From The Wall Street Journal:
Auction Houses Strike Out Bidders Non Grata

Maybe not as scary as Richard Nixon’s enemy list (some people such as journalist Daniel Schorr and actor Paul Newman were honored to be on it), big auction houses such as Christie’s and Sotheby’s have their own version of it. One way to get on the no-bid lists is to refuse to pay for items won at auction and then take the auction house to court for alleged disclosure irregularities.

From BBC News:
Sir Winston Churchill memorabilia ‘could fetch £1m’

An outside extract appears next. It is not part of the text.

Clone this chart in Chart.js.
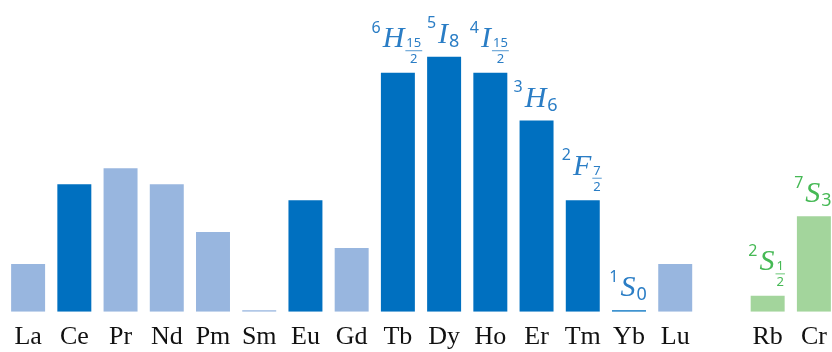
<!DOCTYPE html>
<html>
<head>
<meta charset="utf-8">
<script src="https://cdn.jsdelivr.net/npm/chart.js@4"></script>
<style>
  body { margin: 0; overflow: hidden; background: #fff; }
</style>
</head>
<body>
<canvas id="chart" width="840" height="352"></canvas>
<script>
// Data
const elements = ["La", "Ce", "Pr", "Nd", "Pm", "Sm", "Eu", "Gd", "Tb", "Dy", "Ho", "Er", "Tm", "Yb", "Lu", "", "Rb", "Cr"];
const values = [3, 8, 9, 8, 5, 0, 7, 4, 15, 16, 15, 12, 7, 0, 3, null, 1, 6];
const groups = ["light", "dark", "light", "light", "light", "light", "dark", "light", "dark", "dark", "dark", "dark", "dark", "dark", "light", "", "green", "green"];
// term symbols: [multiplicity, letter, J]
const terms = [null, null, null, null, null, null, null, null,
  ["6", "H", "15/2"], ["5", "I", "8"], ["4", "I", "15/2"], ["3", "H", "6"], ["2", "F", "7/2"], ["1", "S", "0"],
  null, null, ["2", "S", "1/2"], ["7", "S", "3"]];

const barColors = { light: "#98b6df", dark: "#0070c0", green: "#a3d59c", "": "#fff" };
const textColors = { dark: "#2a7dc5", green: "#46b955" };

const termPlugin = {
  id: "terms",
  afterDatasetsDraw(chart) {
    const ctx = chart.ctx;
    const meta = chart.getDatasetMeta(0);
    const supFont = "16px 'Noto Sans'";
    const mainFont = "italic 30px 'Liberation Serif'";
    const subFont = "18px 'Noto Sans'";
    const fracFont = "13px 'Noto Sans'";
    meta.data.forEach((bar, i) => {
      const t = terms[i];
      if (!t) return;
      const [mult, letter, j] = t;
      const frac = j.includes("/");
      const parts = j.split("/");
      ctx.save();
      ctx.fillStyle = textColors[groups[i]];
      ctx.strokeStyle = textColors[groups[i]];
      ctx.textBaseline = "alphabetic";
      ctx.font = supFont;
      const wSup = ctx.measureText(mult).width;
      ctx.font = mainFont;
      const wMain = ctx.measureText(letter).width;
      let wSub;
      if (frac) {
        ctx.font = fracFont;
        wSub = Math.max(...parts.map(s => ctx.measureText(s).width)) + 2;
      } else {
        ctx.font = subFont;
        wSub = ctx.measureText(j).width;
      }
      const total = wSup + 2 + wMain + 1 + wSub;
      let x = bar.x - total / 2 - 1;
      const top = Math.min(bar.y, bar.base);
      const base = top - (frac ? 25.5 : 14);

      ctx.textAlign = "left";
      ctx.font = supFont;
      ctx.fillText(mult, x, base - 14.4);
      x += wSup + 2;
      ctx.font = mainFont;
      ctx.fillText(letter, x, base);
      x += wMain + 1;
      if (frac) {
        ctx.font = fracFont;
        ctx.textAlign = "center";
        const cx = x + wSub / 2;
        ctx.fillText(parts[0], cx, base);
        ctx.fillText(parts[1], cx, base + 16);
        ctx.lineWidth = 0.8;
        ctx.beginPath();
        ctx.moveTo(x, base + 3.5);
        ctx.lineTo(x + wSub, base + 3.5);
        ctx.stroke();
      } else {
        ctx.font = subFont;
        ctx.fillText(j, x, base + 4);
      }
      ctx.restore();
    });
  }
};

const ctx = document.getElementById("chart").getContext("2d");
const myChart = new Chart(ctx, {
  type: "bar",
  data: {
    labels: elements,
    datasets: [
      {
        data: values,
        backgroundColor: groups.map(g => barColors[g]),
        barPercentage: 0.735,
        categoryPercentage: 1,
        minBarLength: 1.5,
      },
    ],
  },
  options: {
    responsive: false,
    animation: false,
    layout: { padding: { left: 5, right: 3, top: 1, bottom: -11 } },
    plugins: {
      legend: { display: false },
      tooltip: { enabled: false },
    },
    scales: {
      x: {
        grid: { display: false, drawTicks: false },
        border: { display: false },
        ticks: {
          color: "#111",
          padding: 10,
          font: { family: "'Liberation Serif'", size: 26 },
        },
      },
      y: { display: false, min: 0, max: 19.5 },
    },
  },
  plugins: [termPlugin],
});
</script>
</body>
</html>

Winston Churchill said depression was a black dog. He might have been less depressed had he known that a collection of his memorabilia—including an unsmoked cigar—could bring in as much as $1.5 million. And that is only the first of a three-part sale.

From Bloomberg:
Mel Gibson, Wife Put $15 Million Parrish Works on Auction Block

They may be headed for divorce court, but that doesn’t mean the actor Mel Gibson and his soon-to-be ex, Robyn, can’t sell their Maxfield Parrish paintings acquired in, one must assume, happier times. Robyn picked up one the pictures in 2006 for $7.6 million, the top price to that date for a Parrish.